Quando per salvare una nave si vede che non v'è nessun altro rimedio che portarla a incagliare presso la costa, si deve scegliere un punto il quale sia possibilmente senza scogli e senza frangenti.
e) Incendî. - Manifestandosi un incendio, si deve accostare in modo da mettere sottovento il lato incendiato; se la nave è a vela bisogna imbrogliare le basse vele, e se una vela s'incendia tagliarne l'inferitura.
f) Salvataggio del personale di una nave che sta per naufragare con mare grosso. - Ci si deve portare sopravento della nave naufragata ammainando una lancia sottovento e spargendo olio; poi portarsi sottovento per attendere la lancia: questa naviga così protetta dall'olio, e al ridosso offerto prima dalla propria e poi dall'altra nave, alla quale la lancia non dovrà attraccare, ma ricuperare gli uomini a uno a uno con un salvagente guarnito con una cima. Si può anche portare a circa 200 m. sopravento alla nave naufragata, filando la lancia con una cima da bordo e attendendola con la prua al mare per alarla poi a bordo.

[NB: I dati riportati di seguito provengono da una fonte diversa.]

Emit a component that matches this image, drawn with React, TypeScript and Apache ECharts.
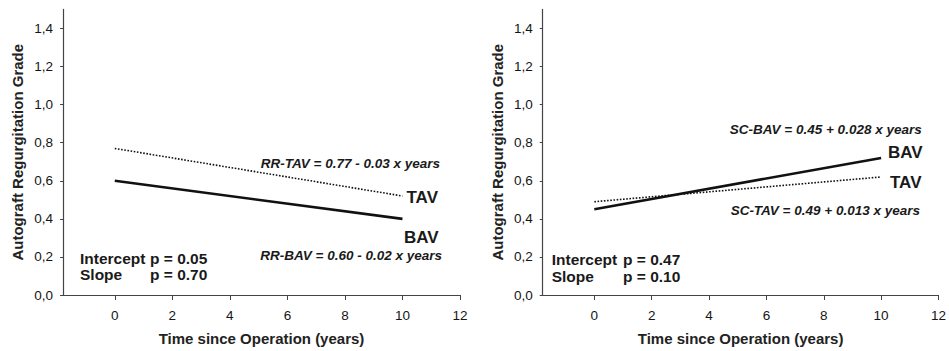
import React, { useEffect, useRef } from "react";
import * as echarts from "echarts";

// Regression lines: value at year 0 and at year 10
const years = [0, 10];
const rrTav = [0.77, 0.52];
const rrBav = [0.6, 0.4];
const scBav = [0.45, 0.72];
const scTav = [0.49, 0.62];

const xTicks = [0, 2, 4, 6, 8, 10, 12];
const yTicks = [0, 0.2, 0.4, 0.6, 0.8, 1.0, 1.2, 1.4];

const FONT = "'Liberation Sans', Arial, Helvetica, sans-serif";

const pairs = (ys: number[]) => years.map((x, i) => [x, ys[i]]);

function makeX(gridIndex: number) {
  return {
    type: "value",
    gridIndex,
    min: -1.8,
    max: 12,
    name: "Time since Operation (years)",
    nameLocation: "middle",
    nameGap: 36,
    nameTextStyle: { fontFamily: FONT, fontWeight: "bold", fontSize: 15, color: "#222" },
    axisLine: { show: true, onZero: false, lineStyle: { color: "#444", width: 1.2 } },
    axisTick: { show: true, inside: false, length: 5, customValues: xTicks, lineStyle: { color: "#444" } },
    axisLabel: { customValues: xTicks, margin: 13, fontFamily: FONT, fontSize: 13.5, color: "#151515" },
    splitLine: { show: false },
  };
}

function makeY(gridIndex: number) {
  return {
    type: "value",
    gridIndex,
    min: 0,
    max: 1.5,
    name: "Autograft Regurgitation Grade",
    nameLocation: "middle",
    nameGap: 38,
    nameTextStyle: { fontFamily: FONT, fontWeight: "bold", fontSize: 15, color: "#222" },
    axisLine: { show: true, onZero: false, lineStyle: { color: "#444", width: 1.2 } },
    axisTick: { show: true, length: 3, customValues: yTicks, lineStyle: { color: "#444" } },
    axisLabel: {
      customValues: yTicks,
      margin: 10,
      fontFamily: FONT,
      fontSize: 13.5,
      color: "#151515",
      formatter: (v: number) => v.toFixed(1).replace(".", ","),
    },
    splitLine: { show: false },
  };
}

function lineSeries(name: string, data: number[], idx: number, dotted: boolean) {
  return {
    name,
    type: "line",
    xAxisIndex: idx,
    yAxisIndex: idx,
    data: pairs(data),
    symbol: "none",
    lineStyle: dotted
      ? { color: "#111", width: 1.6, type: "dotted" }
      : { color: "#111", width: 2.6, type: "solid" },
  };
}

function txt(
  text: string,
  x: number,
  y: number,
  opts: { size?: number; bold?: boolean; italic?: boolean; align?: string } = {}
) {
  return {
    type: "text",
    x,
    y,
    style: {
      text,
      fontFamily: FONT,
      fontSize: opts.size ?? 15.5,
      fontWeight: opts.bold === false ? "normal" : "bold",
      fontStyle: opts.italic ? "italic" : "normal",
      fill: "#1a1a1a",
      align: opts.align ?? "left",
      verticalAlign: "middle",
    },
  };
}

export default function App() {
  const ref = useRef<HTMLDivElement>(null);

  useEffect(() => {
    if (!ref.current) return;
    const chart = echarts.init(ref.current, null, { renderer: "svg" });
    chart.setOption({
      animation: false,
      backgroundColor: "#fff",
      grid: [
        { left: 63, right: 489, top: 9.45, bottom: 54.3 },
        { left: 542.7, right: 9, top: 9.45, bottom: 54.3 },
      ],
      xAxis: [makeX(0), makeX(1)],
      yAxis: [makeY(0), makeY(1)],
      series: [
        lineSeries("RR-TAV", rrTav, 0, true),
        lineSeries("RR-BAV", rrBav, 0, false),
        lineSeries("SC-BAV", scBav, 1, false),
        lineSeries("SC-TAV", scTav, 1, true),
      ],
      graphic: [
        // left panel
        txt("RR-TAV = 0.77 - 0.03 x years", 440, 163, { size: 13.5, italic: true, align: "right" }),
        txt("TAV", 406.5, 197, { size: 17 }),
        txt("BAV", 404, 237, { size: 17 }),
        txt("RR-BAV = 0.60 - 0.02 x years", 442, 255, { size: 13.5, italic: true, align: "right" }),
        txt("Intercept", 80, 258.5),
        txt("p = 0.05", 150, 258.5),
        txt("Slope", 80, 274),
        txt("p = 0.70", 150, 274),
        // right panel
        txt("SC-BAV = 0.45 + 0.028 x years", 921.7, 129, { size: 13.5, italic: true, align: "right" }),
        txt("BAV", 888, 152, { size: 17 }),
        txt("TAV", 890, 182, { size: 17 }),
        txt("SC-TAV = 0.49 + 0.013 x years", 920, 210, { size: 13.5, italic: true, align: "right" }),
        txt("Intercept", 551.7, 259),
        txt("p = 0.47", 623, 259),
        txt("Slope", 551.7, 276.5),
        txt("p = 0.10", 623, 276.5),
      ],
    });
    return () => chart.dispose();
  }, []);

  return (
    <div
      ref={ref}
      style={{ position: "fixed", left: 0, top: 0, width: 949, height: 351, background: "#fff" }}
    />
  );
}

Se il mare non consente di ammainare una lancia bisogna filare una zattera che poi si ala a bordo. La scelta di uno dei tre metodi dipende dal criterio del comandante.
g) Abbandono della nave. - Quando siano esauriti tutti i tentativi di salvamento della nave, e dopo sentito il parere di tutti gli ufficiali riuniti a consiglio, il comandante può decidere di abbandonare la nave. Devono prima scendere i passeggeri con precedenza alle donne e ai bambini, poi l'equipaggio con gli ufficiali, per ultimo il comandante. L'imbarco delle persone dev'essere disciplinato evitando il sovraccarico delle imbarcazioni e delle zattere.
V. anche manovra della nave. Circa le regole per evitare gli abbordi in mare, v. collisione.